━━━━━ Material to process ━━━━━
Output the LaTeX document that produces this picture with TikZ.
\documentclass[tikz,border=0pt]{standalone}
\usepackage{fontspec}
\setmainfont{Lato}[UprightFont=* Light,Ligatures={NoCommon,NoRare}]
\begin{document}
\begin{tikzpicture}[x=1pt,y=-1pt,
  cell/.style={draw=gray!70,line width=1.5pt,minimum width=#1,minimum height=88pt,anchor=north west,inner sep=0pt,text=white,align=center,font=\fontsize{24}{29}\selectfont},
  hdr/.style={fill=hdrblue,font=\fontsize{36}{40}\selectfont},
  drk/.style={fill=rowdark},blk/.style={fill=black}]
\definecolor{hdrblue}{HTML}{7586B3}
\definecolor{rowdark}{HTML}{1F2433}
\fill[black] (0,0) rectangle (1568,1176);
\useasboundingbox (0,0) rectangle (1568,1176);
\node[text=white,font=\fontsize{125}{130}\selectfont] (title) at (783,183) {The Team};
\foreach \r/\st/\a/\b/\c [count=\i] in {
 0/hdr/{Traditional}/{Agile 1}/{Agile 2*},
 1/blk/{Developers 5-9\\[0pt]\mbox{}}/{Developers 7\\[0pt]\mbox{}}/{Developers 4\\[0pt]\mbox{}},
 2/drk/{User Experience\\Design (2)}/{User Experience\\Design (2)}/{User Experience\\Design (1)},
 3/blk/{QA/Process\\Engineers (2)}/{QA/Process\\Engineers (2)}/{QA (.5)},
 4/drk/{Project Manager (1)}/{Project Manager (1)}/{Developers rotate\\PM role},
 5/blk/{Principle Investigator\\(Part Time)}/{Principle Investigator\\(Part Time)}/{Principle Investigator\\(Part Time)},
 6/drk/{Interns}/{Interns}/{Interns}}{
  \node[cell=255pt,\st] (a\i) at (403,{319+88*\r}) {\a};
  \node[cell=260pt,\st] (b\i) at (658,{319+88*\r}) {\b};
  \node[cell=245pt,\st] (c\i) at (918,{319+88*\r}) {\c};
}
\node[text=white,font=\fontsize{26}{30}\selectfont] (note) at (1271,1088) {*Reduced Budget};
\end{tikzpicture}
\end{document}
━━━━━
━━━━━ Material to process ━━━━━
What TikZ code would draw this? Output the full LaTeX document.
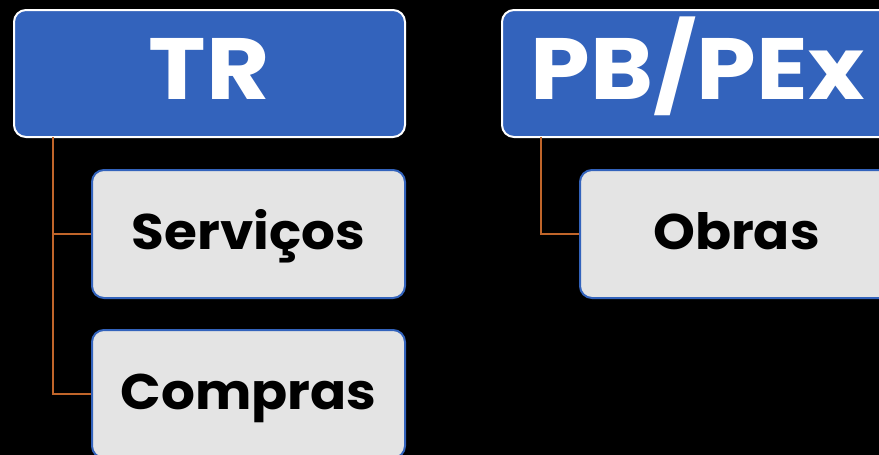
━━━━━
◆ Directions ◆
Report all lines of the data above that include the string "draw".

◆ Result of the exercise ◆
  cell/.style={draw=gray!70,line width=1.5pt,minimum width=#1,minimum height=88pt,anchor=north west,inner sep=0pt,text=white,align=center,font=\fontsize{24}{29}\selectfont},
What TikZ code would draw this? Output the full LaTeX document.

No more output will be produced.